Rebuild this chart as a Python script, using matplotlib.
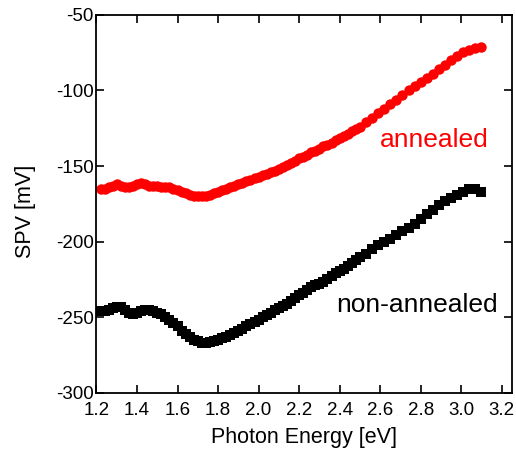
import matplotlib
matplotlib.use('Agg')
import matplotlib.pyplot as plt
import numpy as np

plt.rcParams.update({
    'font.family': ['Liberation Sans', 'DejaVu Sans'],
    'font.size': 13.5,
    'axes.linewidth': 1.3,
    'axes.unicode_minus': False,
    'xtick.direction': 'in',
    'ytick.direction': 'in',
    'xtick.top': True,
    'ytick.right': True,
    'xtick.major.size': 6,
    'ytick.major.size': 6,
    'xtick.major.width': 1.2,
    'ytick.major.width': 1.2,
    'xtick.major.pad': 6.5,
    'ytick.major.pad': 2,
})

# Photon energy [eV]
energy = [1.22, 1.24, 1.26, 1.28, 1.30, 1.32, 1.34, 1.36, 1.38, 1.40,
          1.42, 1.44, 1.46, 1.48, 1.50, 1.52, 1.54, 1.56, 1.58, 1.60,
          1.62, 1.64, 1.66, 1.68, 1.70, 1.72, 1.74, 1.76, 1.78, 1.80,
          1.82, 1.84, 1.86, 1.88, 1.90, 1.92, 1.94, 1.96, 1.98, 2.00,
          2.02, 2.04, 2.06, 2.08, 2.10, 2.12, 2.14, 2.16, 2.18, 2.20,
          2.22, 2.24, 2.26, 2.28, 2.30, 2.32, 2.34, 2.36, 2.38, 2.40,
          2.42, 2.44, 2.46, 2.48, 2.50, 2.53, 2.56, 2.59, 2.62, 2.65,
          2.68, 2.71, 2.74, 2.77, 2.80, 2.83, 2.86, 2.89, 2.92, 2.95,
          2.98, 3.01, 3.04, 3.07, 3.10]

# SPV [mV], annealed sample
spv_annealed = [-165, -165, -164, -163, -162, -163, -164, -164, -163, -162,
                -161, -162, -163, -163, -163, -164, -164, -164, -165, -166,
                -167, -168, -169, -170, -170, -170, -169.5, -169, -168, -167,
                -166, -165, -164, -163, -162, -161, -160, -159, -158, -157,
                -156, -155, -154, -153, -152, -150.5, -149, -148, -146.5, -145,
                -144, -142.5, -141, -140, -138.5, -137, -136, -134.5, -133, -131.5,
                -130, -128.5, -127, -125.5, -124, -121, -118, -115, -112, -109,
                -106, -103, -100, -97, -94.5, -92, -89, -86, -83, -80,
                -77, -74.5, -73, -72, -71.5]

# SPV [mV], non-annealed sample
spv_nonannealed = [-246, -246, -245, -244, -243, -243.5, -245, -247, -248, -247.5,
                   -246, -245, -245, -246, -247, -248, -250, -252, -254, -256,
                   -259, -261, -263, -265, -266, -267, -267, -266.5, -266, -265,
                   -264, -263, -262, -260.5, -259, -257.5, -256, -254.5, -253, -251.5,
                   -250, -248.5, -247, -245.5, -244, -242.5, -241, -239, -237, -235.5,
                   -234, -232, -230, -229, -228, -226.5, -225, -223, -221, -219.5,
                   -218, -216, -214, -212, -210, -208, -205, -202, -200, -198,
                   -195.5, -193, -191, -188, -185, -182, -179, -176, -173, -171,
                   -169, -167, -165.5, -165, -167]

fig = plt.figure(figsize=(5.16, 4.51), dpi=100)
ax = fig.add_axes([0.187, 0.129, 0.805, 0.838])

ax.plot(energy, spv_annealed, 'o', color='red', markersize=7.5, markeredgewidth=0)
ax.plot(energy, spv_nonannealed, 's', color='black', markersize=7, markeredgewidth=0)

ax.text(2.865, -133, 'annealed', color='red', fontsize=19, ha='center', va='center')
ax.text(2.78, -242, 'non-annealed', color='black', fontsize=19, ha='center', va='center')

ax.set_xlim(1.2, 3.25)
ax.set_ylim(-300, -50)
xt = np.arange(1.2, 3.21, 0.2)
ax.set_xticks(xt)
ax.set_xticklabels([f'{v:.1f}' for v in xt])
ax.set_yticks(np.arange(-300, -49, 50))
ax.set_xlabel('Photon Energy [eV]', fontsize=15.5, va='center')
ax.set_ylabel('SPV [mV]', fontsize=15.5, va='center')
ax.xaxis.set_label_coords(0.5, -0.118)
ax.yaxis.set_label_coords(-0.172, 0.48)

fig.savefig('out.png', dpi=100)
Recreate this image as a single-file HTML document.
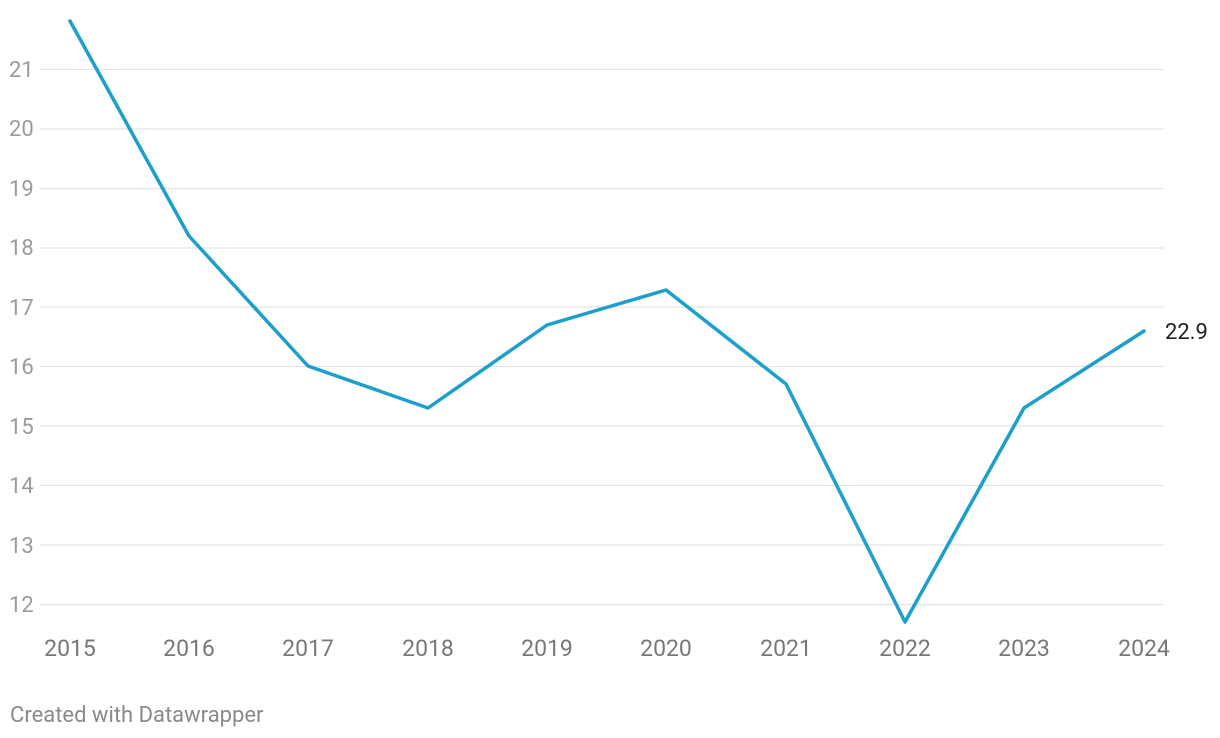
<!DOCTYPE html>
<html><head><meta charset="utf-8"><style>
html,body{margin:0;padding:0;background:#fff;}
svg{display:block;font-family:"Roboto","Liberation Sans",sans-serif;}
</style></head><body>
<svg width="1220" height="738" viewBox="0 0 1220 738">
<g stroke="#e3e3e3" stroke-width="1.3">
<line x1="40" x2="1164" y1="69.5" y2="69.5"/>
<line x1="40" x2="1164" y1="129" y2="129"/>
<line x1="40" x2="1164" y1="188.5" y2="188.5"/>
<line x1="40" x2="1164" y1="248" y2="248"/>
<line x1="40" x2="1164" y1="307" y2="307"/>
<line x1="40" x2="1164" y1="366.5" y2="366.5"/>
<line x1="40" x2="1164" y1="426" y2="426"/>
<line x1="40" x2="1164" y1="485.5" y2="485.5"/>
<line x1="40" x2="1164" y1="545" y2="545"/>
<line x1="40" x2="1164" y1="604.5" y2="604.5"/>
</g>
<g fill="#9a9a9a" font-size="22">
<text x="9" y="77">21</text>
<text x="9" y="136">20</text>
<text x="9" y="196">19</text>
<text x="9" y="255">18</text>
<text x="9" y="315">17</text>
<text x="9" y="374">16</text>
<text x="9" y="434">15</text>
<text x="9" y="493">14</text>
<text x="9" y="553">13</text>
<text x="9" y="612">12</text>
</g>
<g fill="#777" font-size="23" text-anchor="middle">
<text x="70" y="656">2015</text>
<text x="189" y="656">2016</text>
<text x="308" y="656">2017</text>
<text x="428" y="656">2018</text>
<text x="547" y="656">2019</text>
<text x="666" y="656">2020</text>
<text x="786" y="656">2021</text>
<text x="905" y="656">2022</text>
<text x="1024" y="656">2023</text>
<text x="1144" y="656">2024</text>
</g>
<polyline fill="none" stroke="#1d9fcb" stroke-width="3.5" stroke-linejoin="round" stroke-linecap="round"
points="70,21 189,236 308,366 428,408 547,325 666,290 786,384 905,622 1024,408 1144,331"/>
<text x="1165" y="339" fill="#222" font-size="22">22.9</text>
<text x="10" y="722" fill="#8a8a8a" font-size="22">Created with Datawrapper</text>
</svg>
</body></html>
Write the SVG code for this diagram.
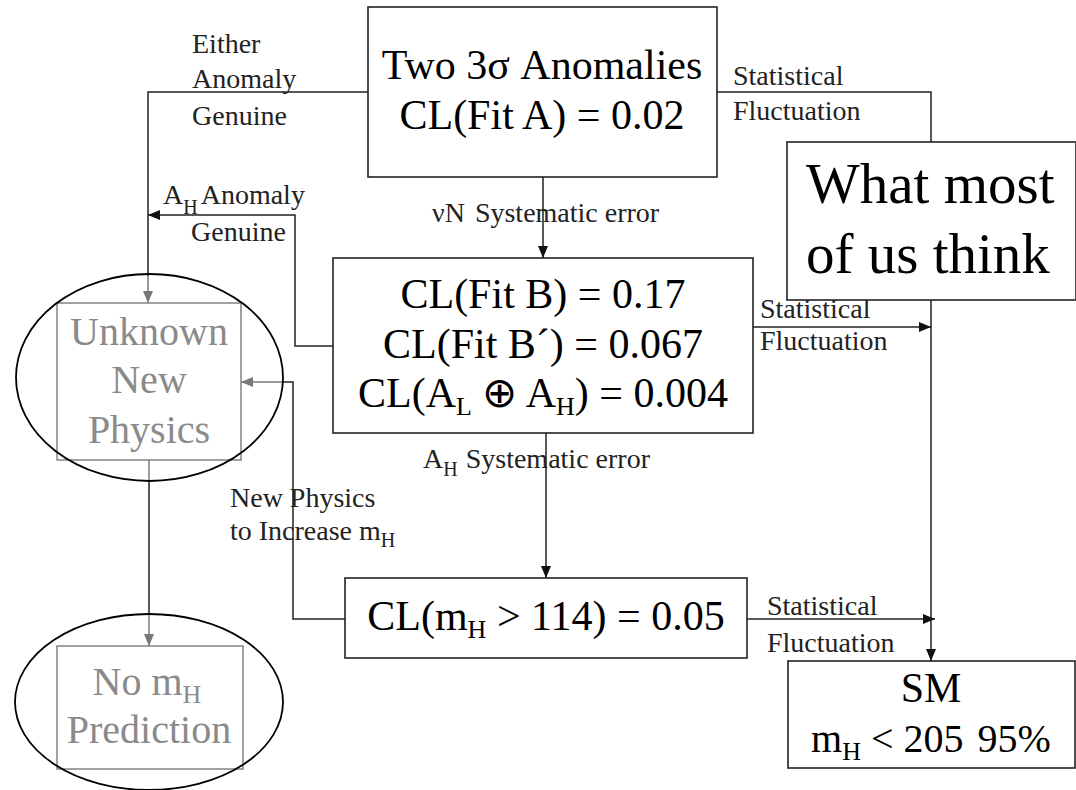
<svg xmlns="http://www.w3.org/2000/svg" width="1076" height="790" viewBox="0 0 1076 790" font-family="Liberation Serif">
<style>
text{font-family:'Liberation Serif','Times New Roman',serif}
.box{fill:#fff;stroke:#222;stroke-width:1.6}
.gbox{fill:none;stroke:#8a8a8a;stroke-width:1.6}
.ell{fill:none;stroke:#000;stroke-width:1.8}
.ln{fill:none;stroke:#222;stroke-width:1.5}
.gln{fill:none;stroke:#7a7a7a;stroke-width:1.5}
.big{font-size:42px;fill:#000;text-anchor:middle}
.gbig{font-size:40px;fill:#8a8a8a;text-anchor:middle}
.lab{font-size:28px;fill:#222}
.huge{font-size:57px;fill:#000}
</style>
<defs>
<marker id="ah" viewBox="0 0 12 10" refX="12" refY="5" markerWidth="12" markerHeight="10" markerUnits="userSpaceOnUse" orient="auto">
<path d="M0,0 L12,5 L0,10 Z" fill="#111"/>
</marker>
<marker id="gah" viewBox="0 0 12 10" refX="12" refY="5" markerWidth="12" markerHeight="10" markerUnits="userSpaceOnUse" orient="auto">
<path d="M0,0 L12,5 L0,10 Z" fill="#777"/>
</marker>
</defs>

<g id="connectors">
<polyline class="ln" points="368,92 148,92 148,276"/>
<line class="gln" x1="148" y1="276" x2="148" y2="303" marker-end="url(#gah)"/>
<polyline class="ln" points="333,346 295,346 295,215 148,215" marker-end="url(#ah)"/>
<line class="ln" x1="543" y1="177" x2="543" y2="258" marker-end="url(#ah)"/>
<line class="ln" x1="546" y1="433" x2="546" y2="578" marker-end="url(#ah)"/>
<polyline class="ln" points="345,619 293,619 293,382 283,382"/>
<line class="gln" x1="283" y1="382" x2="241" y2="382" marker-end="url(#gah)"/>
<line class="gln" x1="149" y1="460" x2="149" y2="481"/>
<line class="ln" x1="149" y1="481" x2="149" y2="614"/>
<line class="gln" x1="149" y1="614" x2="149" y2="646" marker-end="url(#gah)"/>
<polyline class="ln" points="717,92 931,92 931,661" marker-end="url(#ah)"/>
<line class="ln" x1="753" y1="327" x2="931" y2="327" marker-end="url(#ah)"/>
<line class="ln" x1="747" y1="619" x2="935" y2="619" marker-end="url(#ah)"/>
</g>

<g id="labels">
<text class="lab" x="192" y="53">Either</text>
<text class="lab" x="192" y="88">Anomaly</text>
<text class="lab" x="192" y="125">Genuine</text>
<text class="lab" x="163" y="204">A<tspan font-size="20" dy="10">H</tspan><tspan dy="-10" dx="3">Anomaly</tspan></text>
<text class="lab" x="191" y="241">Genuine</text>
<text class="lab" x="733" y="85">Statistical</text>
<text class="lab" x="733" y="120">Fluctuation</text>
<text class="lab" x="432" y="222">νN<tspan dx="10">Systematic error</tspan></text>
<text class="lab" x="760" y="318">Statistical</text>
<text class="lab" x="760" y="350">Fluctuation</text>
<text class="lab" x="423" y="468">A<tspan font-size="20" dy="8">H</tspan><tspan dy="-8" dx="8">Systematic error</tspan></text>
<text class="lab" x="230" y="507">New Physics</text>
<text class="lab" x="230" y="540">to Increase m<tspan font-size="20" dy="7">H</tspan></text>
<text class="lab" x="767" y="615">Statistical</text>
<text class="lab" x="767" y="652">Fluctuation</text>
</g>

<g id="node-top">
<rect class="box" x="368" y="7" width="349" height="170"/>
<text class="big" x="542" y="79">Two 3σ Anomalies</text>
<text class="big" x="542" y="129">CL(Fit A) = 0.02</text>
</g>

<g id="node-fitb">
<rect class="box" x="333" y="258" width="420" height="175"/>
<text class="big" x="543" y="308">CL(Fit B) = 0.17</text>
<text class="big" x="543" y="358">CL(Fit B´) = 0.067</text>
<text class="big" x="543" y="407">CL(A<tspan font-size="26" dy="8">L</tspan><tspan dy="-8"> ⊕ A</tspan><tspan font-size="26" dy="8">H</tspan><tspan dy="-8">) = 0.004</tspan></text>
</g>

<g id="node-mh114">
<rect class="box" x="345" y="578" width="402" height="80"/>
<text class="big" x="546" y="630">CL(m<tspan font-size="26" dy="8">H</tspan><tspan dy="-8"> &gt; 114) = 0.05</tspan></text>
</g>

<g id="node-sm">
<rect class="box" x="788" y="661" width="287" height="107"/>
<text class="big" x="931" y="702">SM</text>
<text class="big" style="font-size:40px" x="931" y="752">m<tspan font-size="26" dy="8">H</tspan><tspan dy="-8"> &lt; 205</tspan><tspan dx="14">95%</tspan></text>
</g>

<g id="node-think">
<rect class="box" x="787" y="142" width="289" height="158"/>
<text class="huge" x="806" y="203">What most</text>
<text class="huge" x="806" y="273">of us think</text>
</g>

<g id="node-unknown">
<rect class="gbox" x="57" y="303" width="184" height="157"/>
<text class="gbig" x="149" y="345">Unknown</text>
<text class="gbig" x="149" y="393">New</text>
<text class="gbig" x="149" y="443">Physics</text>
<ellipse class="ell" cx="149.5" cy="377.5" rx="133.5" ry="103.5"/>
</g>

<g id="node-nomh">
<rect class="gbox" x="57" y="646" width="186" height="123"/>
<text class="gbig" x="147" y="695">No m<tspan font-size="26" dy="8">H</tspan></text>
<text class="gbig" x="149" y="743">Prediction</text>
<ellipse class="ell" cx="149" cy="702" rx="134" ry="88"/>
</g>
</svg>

* * * * *

__THE PROBLEM__. Begin at the line that has "Recreate this image", stop after the line that has "</body></html>", and reproduce every line between them exactly and nothing else. Pictures stay out of the copy.

__SOLUTION TO THIS EXERCISE__.
Recreate this image as a single-file HTML document.
<!DOCTYPE html>
<html><head><meta charset="utf-8"><style>
html,body{margin:0;padding:0;background:#fff;}
svg{display:block;font-family:"Roboto","Liberation Sans",sans-serif;}
</style></head><body>
<svg width="1220" height="738" viewBox="0 0 1220 738">
<g stroke="#e3e3e3" stroke-width="1.3">
<line x1="40" x2="1164" y1="69.5" y2="69.5"/>
<line x1="40" x2="1164" y1="129" y2="129"/>
<line x1="40" x2="1164" y1="188.5" y2="188.5"/>
<line x1="40" x2="1164" y1="248" y2="248"/>
<line x1="40" x2="1164" y1="307" y2="307"/>
<line x1="40" x2="1164" y1="366.5" y2="366.5"/>
<line x1="40" x2="1164" y1="426" y2="426"/>
<line x1="40" x2="1164" y1="485.5" y2="485.5"/>
<line x1="40" x2="1164" y1="545" y2="545"/>
<line x1="40" x2="1164" y1="604.5" y2="604.5"/>
</g>
<g fill="#9a9a9a" font-size="22">
<text x="9" y="77">21</text>
<text x="9" y="136">20</text>
<text x="9" y="196">19</text>
<text x="9" y="255">18</text>
<text x="9" y="315">17</text>
<text x="9" y="374">16</text>
<text x="9" y="434">15</text>
<text x="9" y="493">14</text>
<text x="9" y="553">13</text>
<text x="9" y="612">12</text>
</g>
<g fill="#777" font-size="23" text-anchor="middle">
<text x="70" y="656">2015</text>
<text x="189" y="656">2016</text>
<text x="308" y="656">2017</text>
<text x="428" y="656">2018</text>
<text x="547" y="656">2019</text>
<text x="666" y="656">2020</text>
<text x="786" y="656">2021</text>
<text x="905" y="656">2022</text>
<text x="1024" y="656">2023</text>
<text x="1144" y="656">2024</text>
</g>
<polyline fill="none" stroke="#1d9fcb" stroke-width="3.5" stroke-linejoin="round" stroke-linecap="round"
points="70,21 189,236 308,366 428,408 547,325 666,290 786,384 905,622 1024,408 1144,331"/>
<text x="1165" y="339" fill="#222" font-size="22">22.9</text>
<text x="10" y="722" fill="#8a8a8a" font-size="22">Created with Datawrapper</text>
</svg>
</body></html>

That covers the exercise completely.